By Angeline Boulley
Daunis Fontaine is a biracial young woman who has struggled to fit in among the community of her hometown of Sault Ste. Marie and the nearby Ojibwe reservation in Michigan’s Upper Peninsula. After a series of tragic deaths and brushes with criminal activity, Daunis must go undercover to root out corruption to protect her community. This story is a rich union of Anishinaabe language and tradition that blends seamlessly with a crime investigation set in mid-2000s Michigan. One of my highlights of the year has been reading this debut novel from Angeline Boulley. Although the book is written for a teen audience, this crime thriller is immensely enjoyable for readers of all ages. At times heartbreaking and yet full of healing, this book explores every facet of family and community.
By Steven Rowley
“The Guncle” is a hilarious and heartwarming novel about an unsuspecting uncle having to care for his niece and nephew over the summer. Patrick, lovingly known as Gay Uncle Patrick (GUP, for short) has always loved spending time with his niece and nephew during short visits and holidays. But as a once-famous sitcom star living in Palm Springs, he doesn’t have much time for children with his Hollywood lifestyle (think Auntie Mame, but with a gay man). When tragedy strikes and leaves the six- and nine-year-old in his care, he must learn fast to push aside his own grief to care for his brother’s children. A witty novel about love and family, the depth, humor, and heart of this story will have you reaching for the tissues and laughing out loud.

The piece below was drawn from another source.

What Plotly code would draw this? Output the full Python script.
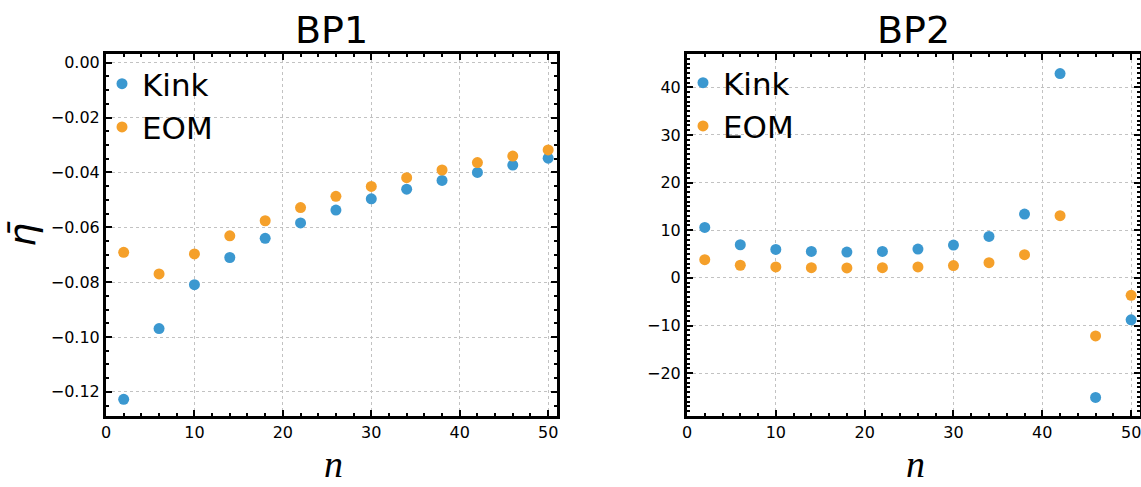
import plotly.graph_objects as go

W, H = 1141, 487

n_vals = [2, 6, 10, 14, 18, 22, 26, 30, 34, 38, 42, 46, 50]

bp1_kink = [-0.1227, -0.0969, -0.0809, -0.0710, -0.0640, -0.0584, -0.0537,
            -0.0496, -0.0461, -0.0429, -0.0400, -0.0373, -0.0348]
bp1_eom = [-0.0691, -0.0770, -0.0697, -0.0631, -0.0576, -0.0528, -0.0487,
           -0.0451, -0.0419, -0.0391, -0.0364, -0.0340, -0.0318]

bp2_kink = [10.6, 6.95, 5.98, 5.56, 5.42, 5.56, 6.04, 6.88, 8.69, 13.4, 42.9, -25.1, -8.8]
bp2_eom = [3.83, 2.65, 2.29, 2.15, 2.08, 2.15, 2.29, 2.58, 3.2, 4.86, 13.06, -12.2, -3.67]

titles = ["BP1", "BP2"]
series_names = ["Kink", "EOM"]
colors = ["#3b98d0", "#f5a02a"]

def px_x(p):
    return p / W

def px_y(p):
    return 1 - p / H

fig = go.Figure()

panels = [
    dict(kink=bp1_kink, eom=bp1_eom, xa="x", ya="y", legend="legend"),
    dict(kink=bp2_kink, eom=bp2_eom, xa="x2", ya="y2", legend="legend2"),
]
for i, p in enumerate(panels):
    for name, vals, col in [(series_names[0], p["kink"], colors[0]),
                            (series_names[1], p["eom"], colors[1])]:
        fig.add_trace(go.Scatter(
            x=n_vals, y=vals, mode="markers", name=name,
            marker=dict(size=11, color=col, line=dict(width=0)),
            xaxis=p["xa"], yaxis=p["ya"], legend=p["legend"],
        ))

tickfont = dict(family="DejaVu Sans", size=16, color="black")

def axis_common(dtick, minor_dtick, rng, domain, anchor, fmt=None):
    d = dict(
        range=rng, domain=domain, anchor=anchor,
        showline=True, linecolor="black", linewidth=3, mirror="allticks",
        ticks="inside", ticklen=6, tickwidth=2, tickcolor="black",
        dtick=dtick, tick0=0,
        minor=dict(dtick=minor_dtick, tick0=0, ticks="inside", ticklen=3,
                   tickwidth=2, tickcolor="black", showgrid=False),
        showgrid=True, gridcolor="#c2c2c2", gridwidth=1, griddash="dot",
        zeroline=False, tickfont=tickfont, automargin=False,
        ticklabeloverflow="allow",
    )
    if fmt:
        d["tickformat"] = fmt
    return d

ytop, ybot = 54, 416
legend_font = dict(family="DejaVu Sans", size=31, color="black")
yaxis1 = axis_common(0.02, 0.005, [-0.1288, 0.0032], [px_y(ybot), px_y(ytop)], "x", ".2f")
yaxis1["title"] = dict(text="<i>η\u0304</i>", standoff=13,
                       font=dict(family="DejaVu Sans", size=38, color="black"))

fig.update_layout(
    width=W, height=H,
    margin=dict(l=0, r=0, t=0, b=0),
    paper_bgcolor="white", plot_bgcolor="white",
    showlegend=True,
    xaxis=axis_common(10, 2, [0, 51], [px_x(106), px_x(557)], "y"),
    yaxis=yaxis1,
    xaxis2=axis_common(10, 2, [0, 51], [px_x(687), px_x(1140)], "y2"),
    yaxis2=axis_common(10, 1, [-29, 47], [px_y(ybot), px_y(ytop)], "x2"),
    legend=dict(x=px_x(102), y=px_y(57), xanchor="left", yanchor="top",
                bgcolor="rgba(0,0,0,0)", font=legend_font),
    legend2=dict(x=px_x(683), y=px_y(56), xanchor="left", yanchor="top",
                 bgcolor="rgba(0,0,0,0)", font=legend_font),
)

def ann(text, x, y, family, size, angle=0, yanchor="middle", xanchor="center"):
    return dict(text=text, x=px_x(x), y=px_y(y), xref="paper", yref="paper",
                xanchor=xanchor, yanchor=yanchor, showarrow=False,
                textangle=angle, font=dict(family=family, size=size, color="black"))

annotations = [
    ann(titles[0], 331.5, 30, "DejaVu Sans", 38),
    ann(titles[1], 913, 30, "DejaVu Sans", 38),
    ann("<i>n</i>", 333, 487, "Liberation Serif", 38, yanchor="bottom"),
    ann("<i>n</i>", 915, 487, "Liberation Serif", 38, yanchor="bottom"),
]
fig.update_layout(annotations=annotations)

fig.write_html("out.html")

Humankind: A Hopeful History
By Rutger Bregman
This thought-provoking take on the innate goodness of humanity was a grounding read. Rutger Bregman is a Dutch historian who has studied and written about history, philosophy, and economics. His book examines several moments in history in order to debunk long-held myths regarding whether humans are by nature selfish and self-interested. He takes us through stories from apartheid in South Africa, World War II, and stories of survival on deserted islands to explore the idea that humans are ultimately wired for cooperation rather than competition. He builds on his research to propose new ways to structure work, school, and other organizations that can benefit from this theory of human nature. A positive take on our relationship with our fellow man, it was an interesting read that explored many aspects of history and social science.